Black, Quante and Dunlop, three of Vermont’s busiest professional classical musicians, are the Stellaria Trio. Now in its second season, the trio is touring its latest program, “Dark Horses” — Beethoven’s Piano Trio No. 6 in E-flat major, Op. 70, No. 2, and Dvorak’s Piano Trio No. 3 in F minor, Op. 65 — throughout the state.

This weekend’s performances are at 7:30 p.m. Friday at the Richmond Free Library; 7:30 p.m. Saturday at the Brandon Music Café; and at 1 p.m. Sunday at Dartmouth College’s Rollins Chapel in Hanover, New Hampshire. Later, the Stellaria program goes May 18 to Burlington’s St. Paul’s Cathedral and June 10 to the Shelburne United Methodist Church.

The three formed the Stellaria Trio in the fall of 2016. They drew its name from the Latin term for common chickweed, Stellaria media. This curative herb stands for love and rejoining, a symbol of their devotion to chamber music and a perfect summary of their story.

“We came together as a way for all of us, who had played together in different formations and always enjoyed the experience, to pool our love of music and explore a repertoire that was less familiar to all of us,” Dunlop said. “We have a lot of fun in rehearsal, but also take the music very seriously. We are all very respectful of each other’s artistic choices, and I believe we’ve learned a lot from this collaboration.”
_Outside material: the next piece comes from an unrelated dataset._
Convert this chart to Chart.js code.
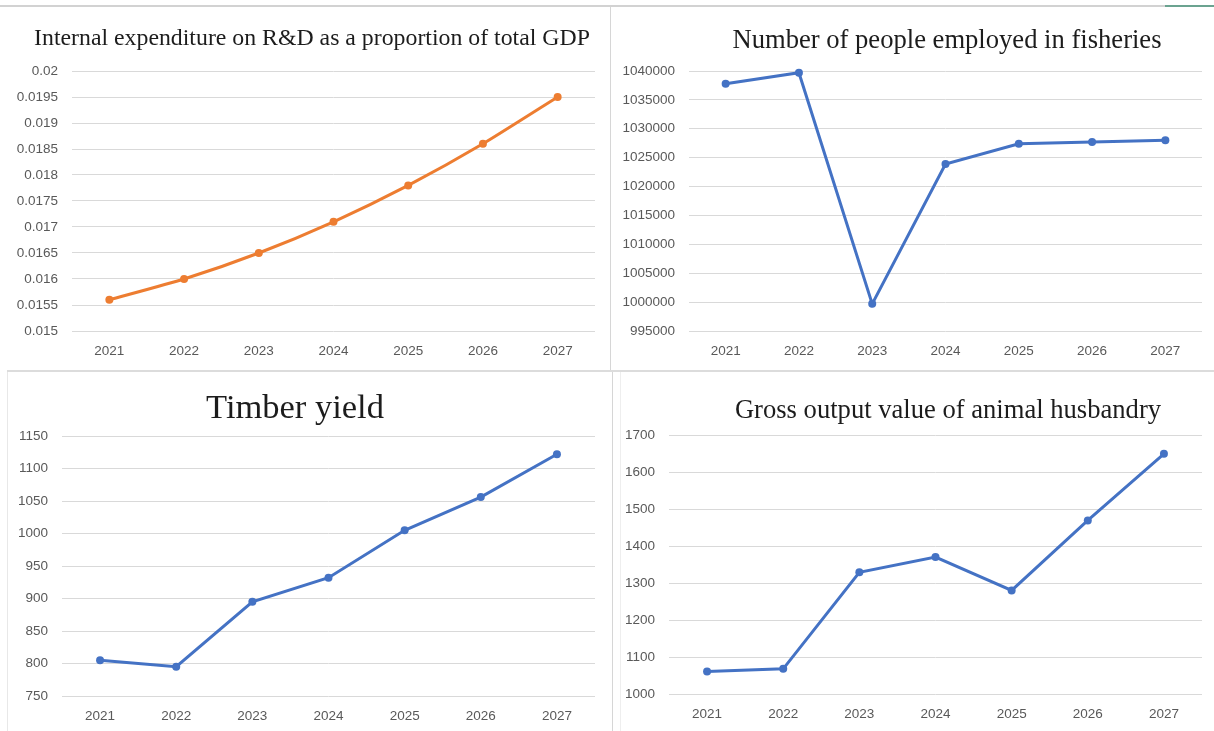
<!DOCTYPE html>
<html>
<head>
<meta charset="utf-8">
<script src="https://cdn.jsdelivr.net/npm/chart.js@4.4.1/dist/chart.umd.min.js"></script>
<style>
  html, body { margin: 0; padding: 0; background: #fff; }
  #page { position: relative; width: 1214px; height: 731px; overflow: hidden; }
  canvas { position: absolute; }
  .title {
    position: absolute;
    width: 640px;
    text-align: center;
    white-space: nowrap;
    font-family: "Liberation Serif", "DejaVu Serif", serif;
    color: #1c1c1c;
  }
  .rule { position: absolute; }
</style>
</head>
<body>
<div id="page">
  <div class="rule" style="left:0;top:5px;width:1165px;height:2px;background:#d2d2d2"></div>
  <div class="rule" style="left:1165px;top:5px;width:49px;height:2px;background:#6ba390"></div>
  <div class="rule" style="left:610px;top:7px;width:1px;height:363px;background:#d6d6d6"></div>
  <div class="rule" style="left:7px;top:370px;width:1207px;height:2px;background:#dcdcdc"></div>
  <div class="rule" style="left:7px;top:372px;width:1px;height:359px;background:#e8e8e8"></div>
  <div class="rule" style="left:612px;top:372px;width:1px;height:359px;background:#d6d6d6"></div>
  <div class="rule" style="left:620px;top:372px;width:1px;height:359px;background:#eeeeee"></div>

  <canvas id="rdChart" width="607" height="370" style="left:0;top:0"></canvas>
  <canvas id="fisheryChart" width="607" height="370" style="left:607px;top:0"></canvas>
  <canvas id="timberChart" width="607" height="359" style="left:0;top:372px"></canvas>
  <canvas id="husbandryChart" width="607" height="359" style="left:607px;top:372px"></canvas>

  <div class="title" style="left:-8px;top:23px;font-size:23.8px;line-height:28px">Internal expenditure on R&amp;D as a proportion of total GDP</div>
  <div class="title" style="left:627px;top:24px;font-size:26.6px;line-height:30px">Number of people employed in fisheries</div>
  <div class="title" style="left:-25px;top:386px;font-size:34.5px;line-height:40px">Timber yield</div>
  <div class="title" style="left:628px;top:394px;font-size:26.6px;line-height:30px">Gross output value of animal husbandry</div>
</div>

<script>
const years = ["2021", "2022", "2023", "2024", "2025", "2026", "2027"];

const rdShare = [0.0156, 0.0160, 0.0165, 0.0171, 0.0178, 0.0186, 0.0195];
const fisheryJobs = [1037800, 1039700, 999700, 1023900, 1027400, 1027700, 1028000];
const timberYield = [805, 795, 895, 932, 1005, 1056, 1122];
const husbandryOutput = [1061, 1068, 1329, 1370, 1280, 1469, 1649];

// y axis ranges as shown in the picture
const rdAxis = { min: 0.015, max: 0.02, step: 0.0005 };
const fisheryAxis = { min: 995000, max: 1040000, step: 5000 };
const timberAxis = { min: 750, max: 1150, step: 50 };
const husbandryAxis = { min: 1000, max: 1700, step: 100 };

const labelFont = { family: "'Liberation Sans', Arial, sans-serif", size: 13.5 };

function makeLineChart(id, values, axis, color, box) {
  const ctx = document.getElementById(id).getContext("2d");
  return new Chart(ctx, {
    type: "line",
    data: {
      labels: years,
      datasets: [{
        data: values,
        borderColor: color,
        backgroundColor: color,
        borderWidth: 3,
        pointRadius: 4,
        pointBorderWidth: 0,
        pointBackgroundColor: color,
        tension: box.tension || 0,
        clip: false
      }]
    },
    options: {
      responsive: false,
      animation: false,
      layout: {
        padding: { left: 0, right: box.right, top: box.top, bottom: box.bottom }
      },
      plugins: {
        legend: { display: false },
        tooltip: { enabled: false }
      },
      scales: {
        x: {
          offset: true,
          grid: { display: false, drawTicks: false },
          border: { display: false },
          ticks: { color: "#595959", font: labelFont, padding: 12, maxRotation: 0 },
          afterFit: s => { s.height = 30; }
        },
        y: {
          min: axis.min,
          max: axis.max,
          grid: { color: "#d9d9d9", lineWidth: 1, drawTicks: false },
          border: { display: false },
          ticks: {
            stepSize: axis.step,
            color: "#595959",
            font: labelFont,
            padding: 14,
            callback: v => String(parseFloat(v.toFixed(4)))
          },
          afterFit: s => { s.width = box.axisWidth; }
        }
      }
    }
  });
}

makeLineChart("rdChart", rdShare, rdAxis, "#ED7D31",
  { axisWidth: 72, right: 12, top: 71, bottom: 9, tension: 0.2 });
makeLineChart("fisheryChart", fisheryJobs, fisheryAxis, "#4472C4",
  { axisWidth: 82, right: 12, top: 71, bottom: 9 });
makeLineChart("timberChart", timberYield, timberAxis, "#4472C4",
  { axisWidth: 62, right: 12, top: 64, bottom: 5 });
makeLineChart("husbandryChart", husbandryOutput, husbandryAxis, "#4472C4",
  { axisWidth: 62, right: 12, top: 63, bottom: 7 });
</script>
</body>
</html>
Dunlop, the only Vermont native of the three, has been the principal cellist, in addition to the VSO, for the Burlington Chamber Orchestra, Opera Company of Middlebury, Opera North, Vermont Mozart Festival, Vermont Virtuosi and the Green Mountain Opera Festival. He has performed as soloist with both the VSO and BCO, as well as many chamber music performances with notable area musicians. He is also the cellist with the fledgling new-music ensemble TURNmusic, which celebrates some of the most interesting young composers of our time.

While living in Maryland, Quante played principal with Mid-Atlantic Symphony and assistant concertmaster with Lancaster Symphony, and concertized both as a soloist and chamber musician in Maryland, Virginia, Pennsylvania and New York. She has also performed with Singapore Symphony, New World Symphony, Philharmonic Orchestra of the Americas and the Baltimore Chamber Orchestra.

“It is really only right now, with Claire and John, that I am finally exploring the monumental literature and freedom of speech that the piano trio offers a violinist,” Quante said. “Never before have I felt such organic conversations between instruments, although that might also just be because of Claire and John.”

A native of Long Lake, New York, Black toured for many years with the Cialde Quintet and with her cello-piano Elegua Duo. She previously taught at the Oberlin Community Music School and at Cleveland Institute of Music’s Summer Sonata festival for young pianists. She currently works in several administrative capacities, serving on the Vermont Music Teachers Association board as competitive auditions chairwoman, and as bookings coordinator for the Cathedral Arts Series in Burlington.

“Beyond having excellent training and professional experience, I think we’re well matched on many levels,” Black said. “While each player brings his and her own special energy and strengths to the group, we remain unified in our desire to bring the printed score to life in a way that speaks to us and to our listeners in a meaningful way.”

Quante added, “It is with Stellaria that time stops and I become a child again — filled with musical wonder and desire.”

Stellaria Trio

The Stellaria Trio presents “Dark Horses,” violinist Letitia Quante, cellist John Dunlop and pianist Claire Black playing Beethoven’s Piano Trio No. 6 in E-flat major and Dvorak’s Piano Trio No. 3 in F minor:

– Friday, April 6: Richmond — donation, Richmond Free Library, 7:30 p.m., richmondfreelibraryvt.org.

– Saturday, April 7: Brandon — $20 ($25 for pre-concert dinner), Brandon Music Café, 7:30 p.m., 802-247-4295, www.brandon-music.net.

– Sunday, April 8: Hanover, N.H. — ChamberWorks, free, Dartmouth College, Rollins Chapel, 1 p.m., hop.dartmouth.edu.

– Friday, May 18: Burlington — Cathedral Arts, $20, $15 for seniors and students, $5 for 14 and younger, St. Paul’s Cathedral, 7:30 p.m., www.stpaulscathedralvt.org/cathedral-arts.html.

– Sunday, June 10: Shelburne — donation, United Methodist Church, 2:30 p.m., shelburneumc.org.